Federal Communications Commission Chairman Ajit Pai plans to testify to Congress that the recent repeal of the net neutrality rules is paving the way for better broadband service.
"The Internet remains open and free, and we now have a regulatory framework in place that is encouraging the private sector to make the investments necessary to bring better, faster, and cheaper broadband to more Americans," Pai will tell the House Communications Subcommittee, according to his prepared statement.
Last December, the FCC voted 3-2 to repeal the Obama-era net neutrality rules, including rules that prohibited carriers from blocking or throttling traffic and from charging higher fees for prioritized delivery.
Pai has frequently claimed that those regulations were too heavy-handed, and depressed investment. But consumer advocates and other net neutrality proponents say net neutrality rules are necessary to prevent Comcast, AT&T and other broadband providers from censoring sites or discriminating against competitors like Netflix.
Pai reiterates in his written testimony that network investment declined in the two years after 2015, when the agency passed net neutrality regulations. "We’ve now abandoned that failed policy," he states.
But some net neutrality advocates who have examined the carriers' stock reports have reached different conclusions. The pro-neutrality advocacy group Free Press said last year that investment by 13 major broadband providers increased in the two years after the FCC passed the net neutrality regulations.
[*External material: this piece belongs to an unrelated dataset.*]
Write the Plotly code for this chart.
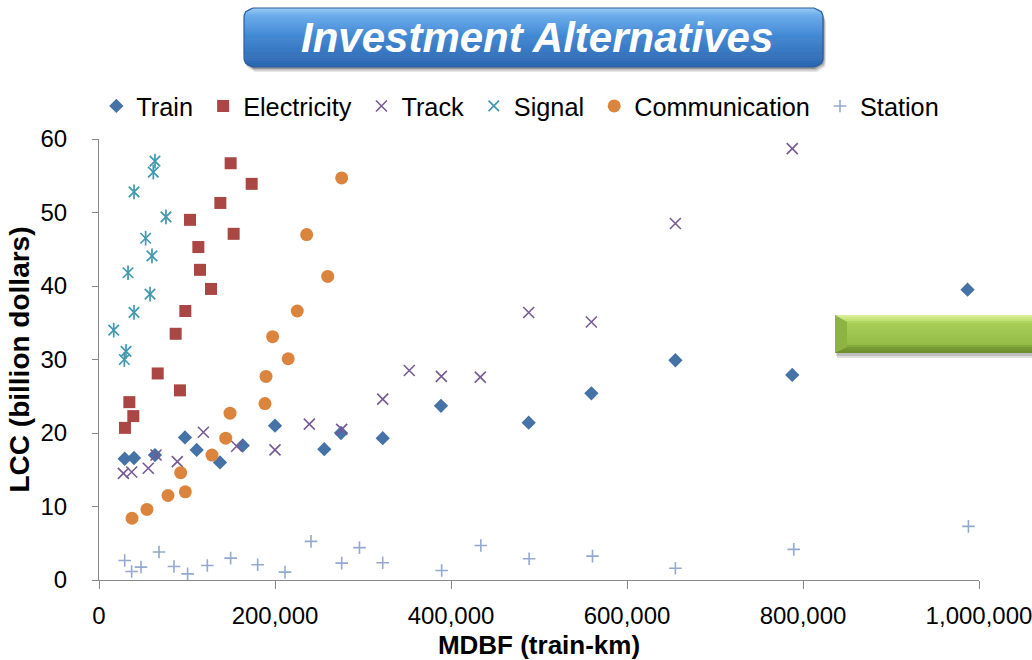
import math
import plotly.graph_objects as go

# MDBF (train-km) and LCC (billion dollars) of each investment alternative
train_x = [29200, 39800, 63600, 97700, 111000, 137500, 163300, 200000, 256000,
           275000, 322400, 388600, 488300, 559500, 655000, 787800, 987000]
train_y = [16.5, 16.6, 17.0, 19.4, 17.7, 16.0, 18.3, 21.0, 17.8,
           20.0, 19.3, 23.7, 21.4, 25.4, 29.9, 27.9, 39.5]

electricity_x = [149600, 173500, 137900, 103400, 153000, 112900, 114800, 127300,
                 98100, 87100, 66700, 92000, 34500, 39000, 29500]
electricity_y = [56.7, 53.9, 51.3, 49.0, 47.1, 45.3, 42.2, 39.6,
                 36.6, 33.5, 28.1, 25.8, 24.2, 22.3, 20.7]

track_x = [27700, 37100, 56000, 64800, 89000, 118600, 156400, 200000, 239000,
           275800, 322400, 352600, 389000, 433300, 488300, 559500, 655000, 787800]
track_y = [14.5, 14.7, 15.2, 17.0, 16.1, 20.1, 18.2, 17.7, 21.2,
           20.5, 24.6, 28.5, 27.7, 27.6, 36.4, 35.1, 48.5, 58.7]

signal_x = [63600, 61700, 39800, 76100, 53000, 60200, 33000, 58000, 39800,
            16700, 30700, 28800]
signal_y = [57.0, 55.5, 52.8, 49.4, 46.5, 44.1, 41.8, 38.9, 36.4,
            34.0, 31.1, 30.0]

communication_x = [275800, 236000, 259900, 225300, 197300, 215000, 189800, 188600,
                   148900, 144000, 128400, 92800, 98100, 78400, 54500, 37500]
communication_y = [54.7, 47.0, 41.3, 36.6, 33.1, 30.1, 27.7, 24.0,
                   22.7, 19.3, 17.0, 14.6, 12.0, 11.5, 9.6, 8.4]

station_x = [29200, 37100, 47700, 68200, 85200, 100700, 123100, 149600, 180300,
             211400, 240900, 275800, 296000, 322400, 389400, 433900, 488800,
             560800, 655000, 789500, 988000]
station_y = [2.66, 1.16, 1.75, 3.8, 1.84, 0.84, 1.98, 2.98, 2.07,
             1.07, 5.25, 2.3, 4.4, 2.34, 1.3, 4.7, 2.9,
             3.25, 1.6, 4.16, 7.3]

x_ticks = [0, 200000, 400000, 600000, 800000, 1000000]
y_ticks = [0, 10, 20, 30, 40, 50, 60]

FONT = "Liberation Sans, Arial, sans-serif"
W, H = 1032, 660
L, R, T, B = 99, 53, 139, 80
PW, PH = W - L - R, H - T - B

# a little extra room after each legend label
PAD = "\u2009"


def px(x):
    return (x - L) / PW


def py(y):
    return (H - B - y) / PH


def hex_rgb(h):
    h = h.lstrip("#")
    return tuple(int(h[i:i + 2], 16) for i in (0, 2, 4))


def mix(stops, t):
    for (t0, c0), (t1, c1) in zip(stops, stops[1:]):
        if t0 <= t <= t1:
            f = 0 if t1 == t0 else (t - t0) / (t1 - t0)
            a, b = hex_rgb(c0), hex_rgb(c1)
            return "rgb(%d,%d,%d)" % tuple(round(a[i] + (b[i] - a[i]) * f) for i in range(3))
    return stops[-1][1]


def band_path(x0, x1, y0, y1, r, s0, s1, n=8):
    """Slice of a rounded rectangle between pixel rows s0 and s1, in paper units."""
    def inset(y):
        if y < y0 + r:
            d = y0 + r - y
        elif y > y1 - r:
            d = y - (y1 - r)
        else:
            return 0.0
        d = min(d, r)
        return r - math.sqrt(max(r * r - d * d, 0.0))
    ys = [s0 + (s1 - s0) * i / n for i in range(n + 1)]
    pts = [(x0 + inset(y), y) for y in ys] + [(x1 - inset(y), y) for y in reversed(ys)]
    return "M" + " L".join(f"{px(a):.5f},{py(b):.5f}" for a, b in pts) + " Z"


def poly_path(pts):
    return "M" + " L".join(f"{px(a):.5f},{py(b):.5f}" for a, b in pts) + " Z"


shapes = []

# title button: soft shadow, vertical gradient, outline
bx0, bx1, by0, by1, br = 244, 823, 8, 67, 9
for off, alpha in [(5, 0.10), (3.5, 0.16), (2, 0.22)]:
    shapes.append(dict(type="path", xref="paper", yref="paper", layer="above",
                       path=band_path(bx0 + off * 0.4, bx1 + off * 0.6, by0 + off, by1 + off, br,
                                      by0 + off, by1 + off, 12),
                       fillcolor=f"rgba(0,0,0,{alpha})", line=dict(width=0)))
blue_stops = [(0.0, "#9ACBF4"), (0.12, "#6EADEB"), (0.5, "#3F86D3"), (1.0, "#2A66B2")]
n_band = 30
for i in range(n_band):
    s0 = by0 + (by1 - by0) * i / n_band
    s1 = min(by0 + (by1 - by0) * (i + 1) / n_band + 0.4, by1)
    shapes.append(dict(type="path", xref="paper", yref="paper", layer="above",
                       path=band_path(bx0, bx1, by0, by1, br, s0, s1, 6),
                       fillcolor=mix(blue_stops, (i + 0.5) / n_band), line=dict(width=0)))
shapes.append(dict(type="path", xref="paper", yref="paper", layer="above",
                   path=band_path(bx0, bx1, by0, by1, br, by0, by1, 16),
                   fillcolor="rgba(0,0,0,0)", line=dict(color="#2C5D9C", width=1.2)))

# green bevelled bar on the right
gx0, gx1, gy0, gy1 = 835, 1045, 315, 353
shapes.append(dict(type="rect", xref="paper", yref="paper", layer="above",
                   x0=px(gx0 + 2), x1=px(gx1), y0=py(gy1 + 5), y1=py(gy0 + 4),
                   fillcolor="rgba(0,0,0,0.13)", line=dict(width=0)))
shapes.append(dict(type="rect", xref="paper", yref="paper", layer="above",
                   x0=px(gx0 + 1), x1=px(gx1), y0=py(gy1 + 3), y1=py(gy0 + 3),
                   fillcolor="rgba(0,0,0,0.15)", line=dict(width=0)))
green_stops = [(0.0, "#DDF29B"), (0.16, "#BBDC6C"), (0.2, "#A9CE58"), (0.78, "#93BC46"),
               (0.84, "#7A9E36"), (1.0, "#6A8A2D")]
n_g = 19
for i in range(n_g):
    s0 = gy0 + (gy1 - gy0) * i / n_g
    s1 = min(gy0 + (gy1 - gy0) * (i + 1) / n_g + 0.4, gy1)
    shapes.append(dict(type="rect", xref="paper", yref="paper", layer="above",
                       x0=px(gx0), x1=px(gx1), y0=py(s1), y1=py(s0),
                       fillcolor=mix(green_stops, (i + 0.5) / n_g), line=dict(width=0)))
shapes.append(dict(type="path", xref="paper", yref="paper", layer="above",
                   path=poly_path([(gx0, gy0), (gx0 + 12, gy0 + 7), (gx0 + 12, gy1 - 6), (gx0, gy1)]),
                   fillcolor="#8DB443", line=dict(width=0)))

fig = go.Figure()

fig.add_trace(go.Scatter(
    x=train_x, y=train_y, name="Train" + PAD, mode="markers",
    marker=dict(symbol="diamond", size=11, color="#4572A7", line=dict(width=0))))
fig.add_trace(go.Scatter(
    x=electricity_x, y=electricity_y, name="Electricity" + PAD, mode="markers",
    marker=dict(symbol="square", size=12, color="#AA4643", line=dict(width=0))))
fig.add_trace(go.Scatter(
    x=track_x, y=track_y, name="Track" + PAD, mode="markers",
    marker=dict(symbol="x-thin-open", size=11, color="#765A95",
                line=dict(width=1.6, color="#765A95"))))
fig.add_trace(go.Scatter(
    x=signal_x, y=signal_y, name="Signal" + PAD, mode="markers", legendgroup="signal",
    marker=dict(symbol="x-thin-open", size=10.5, color="#4198AF",
                line=dict(width=1.7, color="#4198AF"))))
fig.add_trace(go.Scatter(
    x=signal_x, y=signal_y, name="Signal", mode="markers", legendgroup="signal",
    showlegend=False,
    marker=dict(symbol="line-ns-open", size=10.5, color="#4198AF",
                line=dict(width=1.7, color="#4198AF"))))
fig.add_trace(go.Scatter(
    x=communication_x, y=communication_y, name="Communication" + PAD, mode="markers",
    marker=dict(symbol="circle", size=13, color="#DB843D", line=dict(width=0))))
fig.add_trace(go.Scatter(
    x=station_x, y=station_y, name="Station", mode="markers",
    marker=dict(symbol="cross-thin-open", size=9, color="#93A9CF",
                line=dict(width=1.6, color="#93A9CF"))))

fig.update_layout(
    width=W, height=H, autosize=False,
    margin=dict(l=L, r=R, t=T, b=B, pad=0),
    paper_bgcolor="white", plot_bgcolor="white",
    font=dict(family=FONT, color="#000000"),
    showlegend=True,
    legend=dict(orientation="h", x=-0.003, xanchor="left", y=py(106), yanchor="middle",
                font=dict(family=FONT, size=25.3, color="#000000"),
                bgcolor="rgba(0,0,0,0)", borderwidth=0, traceorder="normal"),
    shapes=shapes,
    annotations=[dict(
        text="<b><i>Investment Alternatives</i></b>", xref="paper", yref="paper",
        x=px(537), y=py(38), xanchor="center", yanchor="middle", showarrow=False,
        font=dict(family=FONT, size=42, color="#FFFFFF"))],
)

fig.update_xaxes(
    range=[0, 1000000], tickvals=x_ticks, tickformat=",", showgrid=False, zeroline=False,
    automargin=False,
    showline=True, linecolor="#888888", linewidth=1,
    ticks="outside", ticklen=8, tickcolor="#888888", tickwidth=1,
    tickfont=dict(family=FONT, size=24, color="#000000"), ticklabelstandoff=6,
    ticklabeloverflow="allow",
    title=dict(text="MDBF (train-km)", standoff=12,
               font=dict(family=FONT, size=26, color="#000000", weight="bold")))
fig.update_yaxes(
    range=[0, 60], tickvals=y_ticks, showgrid=False, zeroline=False,
    automargin=False,
    showline=True, linecolor="#888888", linewidth=1,
    ticks="outside", ticklen=6, tickcolor="#888888", tickwidth=1,
    tickfont=dict(family=FONT, size=24, color="#000000"), ticklabelstandoff=20,
    title=dict(text="LCC (billion dollars)", standoff=2,
               font=dict(family=FONT, size=28, color="#000000", weight="bold")))

fig.write_html("out.html")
The FCC Chairman adds that the internet "remains open and free," despite the repeal. "We were told that it would be the destruction of the Internet, or as some outlets put it, 'the end of the Internet as we know it,'" he will testify. "But the [order] has taken effect, and the sky has not fallen. Indeed, the only thing that has fallen is the credibility of the Chicken Littles who made such dire predictions."
Commissioner Jessica Rosenworcel, who supported the Obama-era regulations, plans to tell Congress that the agency's procedures too often "fall short of what good governance requires."
Among other examples, she will mention that the agency ignored the influx of fake comments about net neutrality, including half a million comments from Russia.